On Friday, hundreds gathered for a public funeral in Tulkarem, where the bodies of the dead were carried through the streets as people waved flags and fired guns into the air.
Several armed fighters, masked and dressed in black, attended the funeral, an AFP journalist reported.
“We hope that all Palestinian people will join hands, as we have one cause,” Nasser Kharyoush, a father of one of the victims of the raid, told AFP.
Tulkarem was one of the towns and Palestinian refugee camps targeted during a large-scale Israeli military operation in late August against militants based in the West Bank.
Violence in the West Bank has surged since Israel’s war on Gaza;
The United Nations rights office said Thursday’s strike came when there were “no clashes or confrontations” at the site.
“The air strike completely destroyed the targeted building and also damaged nearby houses,” it said.

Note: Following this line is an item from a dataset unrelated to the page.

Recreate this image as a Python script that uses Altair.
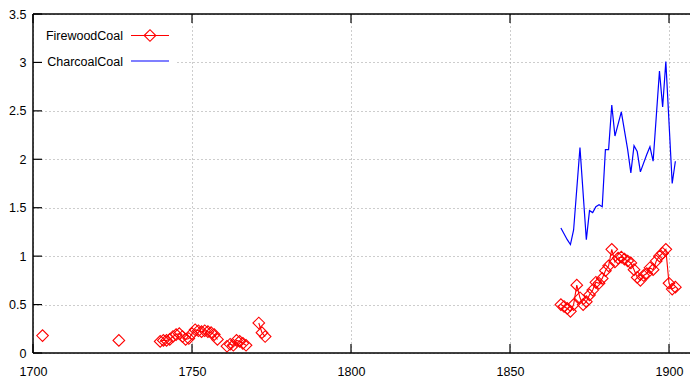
import altair as alt
import pandas as pd

# ---- data ----
red_years = [1703, 1727,
             1740, 1741, 1742, 1743, 1744, 1745, 1746, 1747, 1748, 1749,
             1750, 1751, 1752, 1753, 1754, 1755, 1756, 1757, 1758,
             1761, 1762, 1763, 1764, 1765, 1766, 1767,
             1771, 1772, 1773,
             1866, 1867, 1868, 1869, 1870, 1871, 1872, 1873, 1874, 1875,
             1876, 1877, 1878, 1879, 1880, 1881, 1882, 1883, 1884, 1885,
             1886, 1887, 1888, 1889, 1890, 1891, 1892, 1893, 1894, 1895,
             1896, 1897, 1898, 1899, 1900, 1901, 1902]
red_values = [0.18, 0.13,
              0.12, 0.13, 0.13, 0.14, 0.17, 0.19, 0.20, 0.17, 0.14, 0.15,
              0.20, 0.24, 0.23, 0.22, 0.23, 0.22, 0.21, 0.19, 0.14,
              0.07, 0.09, 0.08, 0.13, 0.12, 0.10, 0.08,
              0.31, 0.21, 0.17,
              0.50, 0.48, 0.46, 0.43, 0.50, 0.70, 0.57, 0.50, 0.53, 0.60,
              0.65, 0.73, 0.72, 0.77, 0.85, 0.90, 1.07, 0.94, 0.98, 0.99,
              0.97, 0.95, 0.93, 0.86, 0.78, 0.75, 0.80, 0.82, 0.88, 0.86,
              0.95, 1.00, 1.03, 1.07, 0.72, 0.66, 0.68]

blue_years = [1866, 1868, 1869, 1870, 1872, 1874, 1875, 1876, 1877, 1878,
              1879, 1880, 1881, 1882, 1883, 1885, 1887, 1888, 1889, 1890,
              1891, 1893, 1894, 1895, 1897, 1898, 1899, 1901, 1902]
blue_values = [1.29, 1.17, 1.12, 1.27, 2.12, 1.17, 1.47, 1.45, 1.51, 1.53,
               1.51, 2.10, 2.10, 2.56, 2.24, 2.49, 2.10, 1.86, 2.14, 2.08,
               1.87, 2.05, 2.13, 1.98, 2.91, 2.54, 3.01, 1.75, 1.98]

x_ticks = [1700, 1750, 1800, 1850, 1900]
y_ticks = [0, 0.5, 1, 1.5, 2, 2.5, 3, 3.5]

series_names = ["FirewoodCoal", "CharcoalCoal"]

# segments: consecutive years are joined, gaps break the line
seg = []
s = 0
for i, yr in enumerate(red_years):
    if i > 0 and yr - red_years[i - 1] > 1:
        s += 1
    seg.append(s)

red_df = pd.DataFrame({"year": red_years, "value": red_values, "seg": seg})
blue_df = pd.DataFrame({"year": blue_years, "value": blue_values})
xt_df = pd.DataFrame({"year": x_ticks})
yt_df = pd.DataFrame({"value": y_ticks})
one = pd.DataFrame({"k": [0]})

W, H = 657, 339
RED = "#ff0000"
BLUE = "#0000ff"
FONT = "Liberation Sans"

xscale = alt.Scale(domain=[1700, 1906.6], nice=False, zero=False)
yscale = alt.Scale(domain=[0, 3.5], nice=False, zero=True)

xaxis = alt.Axis(values=x_ticks, format="d", title=None, ticks=False, tickSize=0,
                 domain=False, labelPadding=12, labelFontSize=12.5, labelFont=FONT,
                 labelColor="black", grid=True, gridColor="#9a9a9a",
                 gridDash=[1, 3], gridWidth=1, labelFlush=False)
yaxis = alt.Axis(values=y_ticks, format="~g", title=None, ticks=False, tickSize=0,
                 domain=False, labelPadding=7, labelFontSize=12.5, labelFont=FONT,
                 labelColor="black", grid=True, gridColor="#9a9a9a",
                 gridDash=[1, 3], gridWidth=1, labelFlush=False)

X = alt.X("year:Q", scale=xscale, axis=xaxis)
Y = alt.Y("value:Q", scale=yscale, axis=yaxis)

blue_line = alt.Chart(blue_df).mark_line(color=BLUE, strokeWidth=1.2).encode(x=X, y=Y)

legend_bg = alt.Chart(one).mark_rect(fill="white").encode(
    x=alt.value(3), x2=alt.value(143), y=alt.value(8), y2=alt.value(62))

red_line = alt.Chart(red_df).mark_line(color=RED, strokeWidth=1.1).encode(
    x=X, y=Y, detail="seg:N")
red_pts = alt.Chart(red_df).mark_point(shape="diamond", size=135, filled=False,
                                       color=RED, strokeWidth=1.1, opacity=1).encode(
    x=X, y=Y)

# legend (gnuplot style: label then sample)
leg_red_line = alt.Chart(one).mark_rule(color=RED, strokeWidth=1.1).encode(
    x=alt.value(98), x2=alt.value(136), y=alt.value(21.5))
leg_red_pt = alt.Chart(one).mark_point(shape="diamond", size=135, filled=False,
                                       color=RED, strokeWidth=1.1, opacity=1).encode(
    x=alt.value(117), y=alt.value(21.5))
leg_blue_line = alt.Chart(one).mark_rule(color=BLUE, strokeWidth=1.2).encode(
    x=alt.value(98), x2=alt.value(136), y=alt.value(47))
leg_txt1 = alt.Chart(one).mark_text(align="right", baseline="middle", fontSize=12.5,
                                    font=FONT, color="black").encode(
    x=alt.value(90), y=alt.value(22), text=alt.value(series_names[0]))
leg_txt2 = alt.Chart(one).mark_text(align="right", baseline="middle", fontSize=12.5,
                                    font=FONT, color="black").encode(
    x=alt.value(90), y=alt.value(47.5), text=alt.value(series_names[1]))

# inward ticks (bottom, top, left) and frame (left, top, bottom)
TK = 9
tick_b = alt.Chart(xt_df).mark_rule(color="black", strokeWidth=1.2).encode(
    x=X, y=alt.value(H - TK), y2=alt.value(H))
tick_t = alt.Chart(xt_df).mark_rule(color="black", strokeWidth=1.2).encode(
    x=X, y=alt.value(0), y2=alt.value(TK))
tick_l = alt.Chart(yt_df).mark_rule(color="black", strokeWidth=1.2).encode(
    y=Y, x=alt.value(0), x2=alt.value(TK))
frame_l = alt.Chart(one).mark_rule(color="black", strokeWidth=1.5).encode(
    x=alt.value(0), y=alt.value(0), y2=alt.value(H))
frame_t = alt.Chart(one).mark_rule(color="black", strokeWidth=1.5).encode(
    x=alt.value(0), x2=alt.value(W), y=alt.value(0))
frame_b = alt.Chart(one).mark_rule(color="black", strokeWidth=1.5).encode(
    x=alt.value(0), x2=alt.value(W), y=alt.value(H))

chart = alt.layer(
    blue_line, legend_bg, red_line, red_pts,
    leg_red_line, leg_red_pt, leg_blue_line, leg_txt1, leg_txt2,
    tick_b, tick_t, tick_l, frame_l, frame_t, frame_b
).properties(
    width=W, height=H,
    autosize=alt.AutoSizeParams(type="none"),
    padding={"left": 25, "top": 6, "right": 0, "bottom": 24},
    background="white",
).configure_view(
    strokeWidth=0
)

chart.save("out.html", embed_options={"renderer": "svg", "actions": False})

“More fatalities may be trapped under the rubble, but recovery and identification are proving difficult in light of the massive impact of the blast.”
Major Israeli operations in the West Bank are sometimes occurring “at a scale not witnessed in the last two decades,” United Nations human rights chief Volker Turk said last month.
Israel has occupied the West Bank since 1967, and its forces regularly make incursions into Palestinian communities.
But the current raids as well as comments by Israeli officials mark an escalation.